* _Written task_
Copy from the first line below down to and including the line with "const KC = 0.5523;". Skip the pictures.

* _Material provided_
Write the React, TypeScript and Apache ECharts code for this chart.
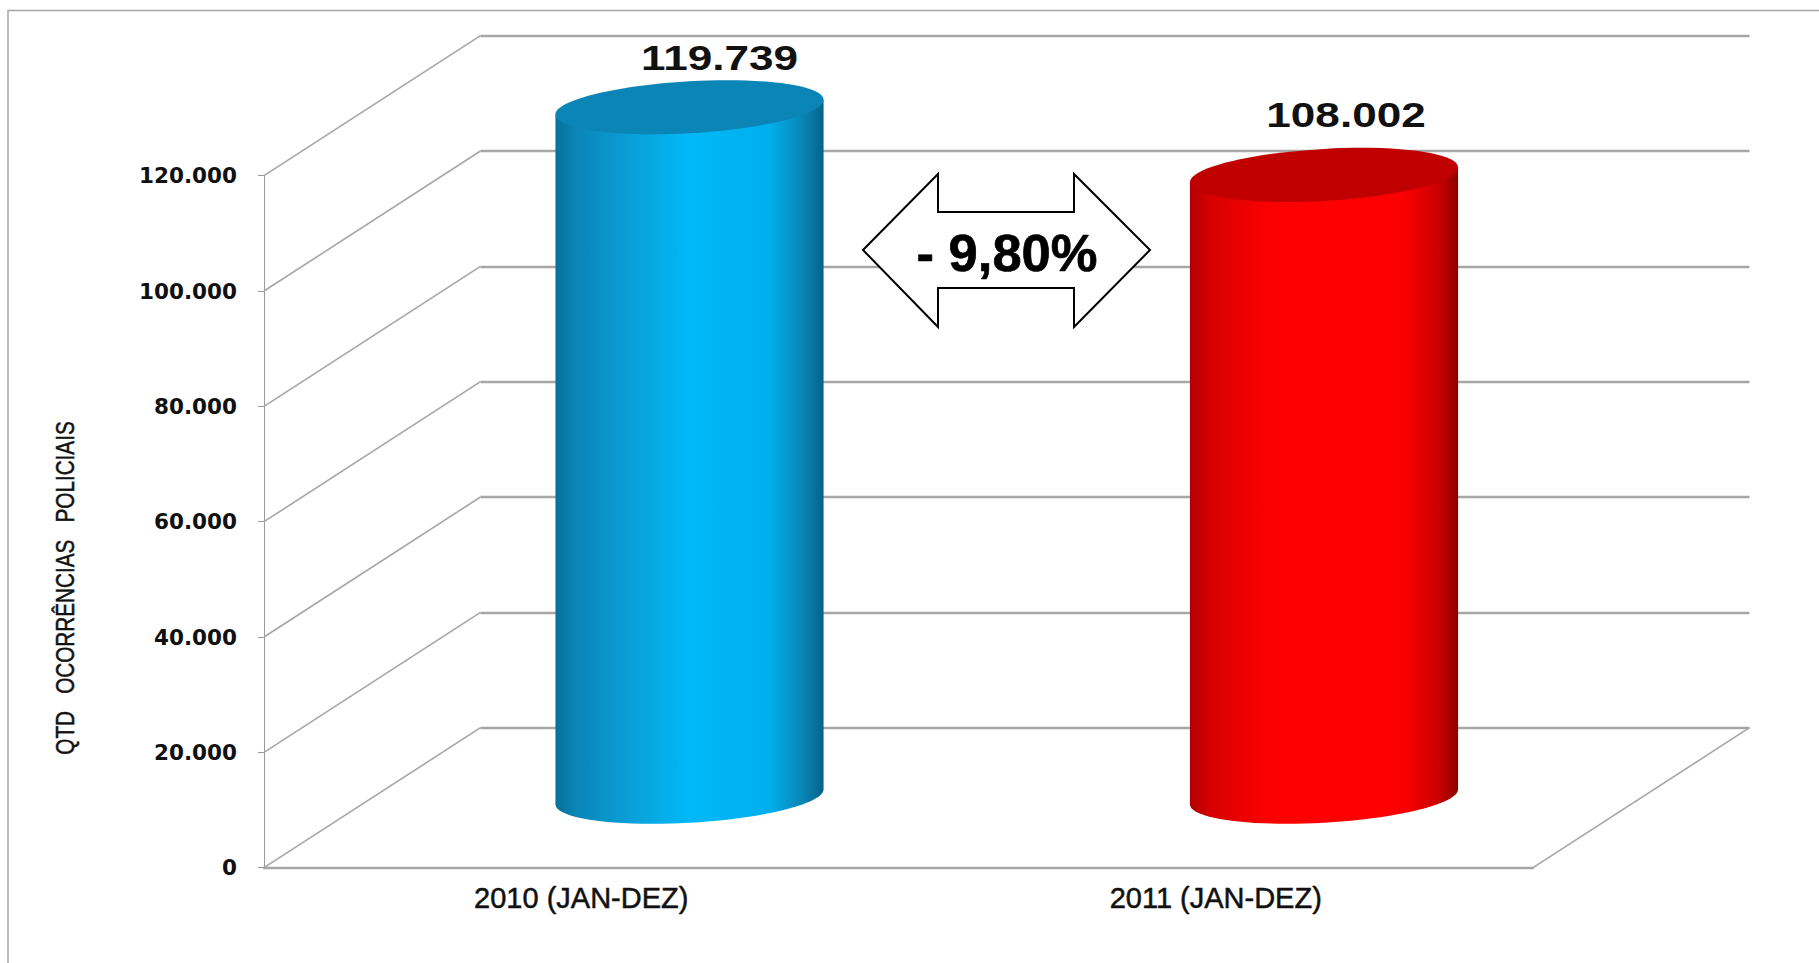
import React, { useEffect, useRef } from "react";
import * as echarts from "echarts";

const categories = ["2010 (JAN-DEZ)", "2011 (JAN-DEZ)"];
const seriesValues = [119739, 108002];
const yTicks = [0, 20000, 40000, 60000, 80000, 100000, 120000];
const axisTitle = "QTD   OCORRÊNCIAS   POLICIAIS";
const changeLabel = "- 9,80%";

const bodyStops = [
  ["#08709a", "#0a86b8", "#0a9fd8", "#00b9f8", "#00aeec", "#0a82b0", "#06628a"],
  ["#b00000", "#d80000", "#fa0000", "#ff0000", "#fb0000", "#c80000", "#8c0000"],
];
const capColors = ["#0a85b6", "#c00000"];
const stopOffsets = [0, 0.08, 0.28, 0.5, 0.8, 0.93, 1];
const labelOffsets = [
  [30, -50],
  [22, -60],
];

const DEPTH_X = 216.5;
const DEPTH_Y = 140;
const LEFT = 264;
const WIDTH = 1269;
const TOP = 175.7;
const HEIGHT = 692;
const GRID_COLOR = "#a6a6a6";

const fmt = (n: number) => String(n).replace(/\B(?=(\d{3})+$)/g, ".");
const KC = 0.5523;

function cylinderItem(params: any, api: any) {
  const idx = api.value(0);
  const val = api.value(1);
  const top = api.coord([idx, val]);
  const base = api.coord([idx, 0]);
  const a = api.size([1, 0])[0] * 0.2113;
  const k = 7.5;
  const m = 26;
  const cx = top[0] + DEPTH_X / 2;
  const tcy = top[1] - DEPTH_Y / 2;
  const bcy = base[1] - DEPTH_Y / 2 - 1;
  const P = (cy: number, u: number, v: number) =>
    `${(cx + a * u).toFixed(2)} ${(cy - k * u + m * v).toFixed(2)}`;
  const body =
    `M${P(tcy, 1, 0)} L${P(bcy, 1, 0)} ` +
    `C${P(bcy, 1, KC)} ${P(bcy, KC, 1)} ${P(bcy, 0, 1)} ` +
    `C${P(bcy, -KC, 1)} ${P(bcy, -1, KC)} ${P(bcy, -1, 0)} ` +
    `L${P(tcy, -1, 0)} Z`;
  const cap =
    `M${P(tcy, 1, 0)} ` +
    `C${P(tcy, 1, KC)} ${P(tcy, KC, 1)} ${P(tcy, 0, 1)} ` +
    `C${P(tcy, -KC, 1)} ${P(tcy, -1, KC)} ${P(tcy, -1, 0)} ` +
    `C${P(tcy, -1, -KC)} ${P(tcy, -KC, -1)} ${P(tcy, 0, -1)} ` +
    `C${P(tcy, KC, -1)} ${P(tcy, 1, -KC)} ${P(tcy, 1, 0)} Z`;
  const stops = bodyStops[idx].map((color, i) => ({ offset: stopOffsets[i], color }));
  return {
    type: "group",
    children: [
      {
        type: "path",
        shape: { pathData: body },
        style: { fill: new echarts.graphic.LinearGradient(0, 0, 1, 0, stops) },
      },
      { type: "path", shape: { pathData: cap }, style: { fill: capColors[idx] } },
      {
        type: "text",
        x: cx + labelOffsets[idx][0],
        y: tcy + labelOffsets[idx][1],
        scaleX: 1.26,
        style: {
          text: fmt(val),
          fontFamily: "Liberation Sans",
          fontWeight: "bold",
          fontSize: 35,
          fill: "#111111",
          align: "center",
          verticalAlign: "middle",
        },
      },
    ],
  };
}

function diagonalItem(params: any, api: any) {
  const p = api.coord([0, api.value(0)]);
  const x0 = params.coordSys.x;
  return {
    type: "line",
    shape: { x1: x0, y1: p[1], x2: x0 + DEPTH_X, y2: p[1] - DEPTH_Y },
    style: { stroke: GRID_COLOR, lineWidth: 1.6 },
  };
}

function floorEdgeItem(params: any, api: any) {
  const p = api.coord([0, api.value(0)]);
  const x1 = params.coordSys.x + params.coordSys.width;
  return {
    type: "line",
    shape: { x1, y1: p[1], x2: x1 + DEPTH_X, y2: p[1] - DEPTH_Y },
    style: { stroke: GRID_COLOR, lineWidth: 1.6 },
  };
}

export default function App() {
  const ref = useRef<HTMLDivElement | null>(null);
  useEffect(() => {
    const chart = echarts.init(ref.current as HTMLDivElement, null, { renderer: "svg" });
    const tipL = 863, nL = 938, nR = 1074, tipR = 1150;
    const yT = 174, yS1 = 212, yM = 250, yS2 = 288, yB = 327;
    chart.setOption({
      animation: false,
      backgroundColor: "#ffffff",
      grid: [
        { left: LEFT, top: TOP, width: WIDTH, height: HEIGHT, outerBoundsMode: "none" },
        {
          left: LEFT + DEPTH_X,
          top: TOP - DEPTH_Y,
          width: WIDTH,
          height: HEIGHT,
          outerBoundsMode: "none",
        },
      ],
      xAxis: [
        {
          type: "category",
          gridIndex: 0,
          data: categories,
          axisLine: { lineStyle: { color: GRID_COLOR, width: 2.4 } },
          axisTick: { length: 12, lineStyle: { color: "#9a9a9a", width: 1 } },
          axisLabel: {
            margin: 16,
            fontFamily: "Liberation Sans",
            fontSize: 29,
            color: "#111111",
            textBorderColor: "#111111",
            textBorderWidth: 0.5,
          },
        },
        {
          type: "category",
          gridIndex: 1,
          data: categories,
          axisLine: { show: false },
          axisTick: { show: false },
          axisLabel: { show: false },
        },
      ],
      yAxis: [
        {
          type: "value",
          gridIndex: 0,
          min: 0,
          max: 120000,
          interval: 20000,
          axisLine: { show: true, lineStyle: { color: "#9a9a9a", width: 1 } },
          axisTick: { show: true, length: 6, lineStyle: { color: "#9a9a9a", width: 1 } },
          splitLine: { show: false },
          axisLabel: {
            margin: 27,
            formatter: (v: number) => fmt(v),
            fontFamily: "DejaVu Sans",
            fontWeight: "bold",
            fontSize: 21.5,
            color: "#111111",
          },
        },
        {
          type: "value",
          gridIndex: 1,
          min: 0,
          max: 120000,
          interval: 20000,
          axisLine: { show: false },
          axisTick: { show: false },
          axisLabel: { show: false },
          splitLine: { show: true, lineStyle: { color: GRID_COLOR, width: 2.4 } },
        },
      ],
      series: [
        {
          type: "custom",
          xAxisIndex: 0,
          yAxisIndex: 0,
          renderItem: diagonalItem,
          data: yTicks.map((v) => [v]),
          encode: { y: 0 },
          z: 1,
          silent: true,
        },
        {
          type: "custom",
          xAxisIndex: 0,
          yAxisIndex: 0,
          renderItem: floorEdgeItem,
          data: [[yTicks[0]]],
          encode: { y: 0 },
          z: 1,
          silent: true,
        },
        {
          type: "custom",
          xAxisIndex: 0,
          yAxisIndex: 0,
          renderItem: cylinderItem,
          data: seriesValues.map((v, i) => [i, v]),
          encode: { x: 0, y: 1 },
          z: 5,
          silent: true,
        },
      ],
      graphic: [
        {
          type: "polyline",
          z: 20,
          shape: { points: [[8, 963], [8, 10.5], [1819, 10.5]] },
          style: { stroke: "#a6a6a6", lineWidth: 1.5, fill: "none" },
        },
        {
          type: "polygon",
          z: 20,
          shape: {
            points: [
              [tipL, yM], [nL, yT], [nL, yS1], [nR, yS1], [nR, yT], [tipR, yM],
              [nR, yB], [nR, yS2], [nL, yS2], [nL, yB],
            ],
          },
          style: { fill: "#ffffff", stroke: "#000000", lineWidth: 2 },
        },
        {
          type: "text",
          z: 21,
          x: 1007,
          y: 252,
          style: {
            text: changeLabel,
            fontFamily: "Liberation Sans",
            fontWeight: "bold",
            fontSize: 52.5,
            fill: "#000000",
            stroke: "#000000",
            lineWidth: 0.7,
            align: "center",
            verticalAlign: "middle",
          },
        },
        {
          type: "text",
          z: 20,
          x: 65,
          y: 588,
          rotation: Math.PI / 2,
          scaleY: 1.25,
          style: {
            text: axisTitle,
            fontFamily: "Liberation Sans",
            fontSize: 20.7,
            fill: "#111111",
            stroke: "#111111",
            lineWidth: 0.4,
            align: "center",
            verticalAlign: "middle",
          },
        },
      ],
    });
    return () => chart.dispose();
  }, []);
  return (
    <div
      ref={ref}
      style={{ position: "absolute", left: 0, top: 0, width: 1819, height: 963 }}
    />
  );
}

* _Completed exercise_
Write the React, TypeScript and Apache ECharts code for this chart.
import React, { useEffect, useRef } from "react";
import * as echarts from "echarts";

const categories = ["2010 (JAN-DEZ)", "2011 (JAN-DEZ)"];
const seriesValues = [119739, 108002];
const yTicks = [0, 20000, 40000, 60000, 80000, 100000, 120000];
const axisTitle = "QTD   OCORRÊNCIAS   POLICIAIS";
const changeLabel = "- 9,80%";

const bodyStops = [
  ["#08709a", "#0a86b8", "#0a9fd8", "#00b9f8", "#00aeec", "#0a82b0", "#06628a"],
  ["#b00000", "#d80000", "#fa0000", "#ff0000", "#fb0000", "#c80000", "#8c0000"],
];
const capColors = ["#0a85b6", "#c00000"];
const stopOffsets = [0, 0.08, 0.28, 0.5, 0.8, 0.93, 1];
const labelOffsets = [
  [30, -50],
  [22, -60],
];

const DEPTH_X = 216.5;
const DEPTH_Y = 140;
const LEFT = 264;
const WIDTH = 1269;
const TOP = 175.7;
const HEIGHT = 692;
const GRID_COLOR = "#a6a6a6";

const fmt = (n: number) => String(n).replace(/\B(?=(\d{3})+$)/g, ".");
const KC = 0.5523;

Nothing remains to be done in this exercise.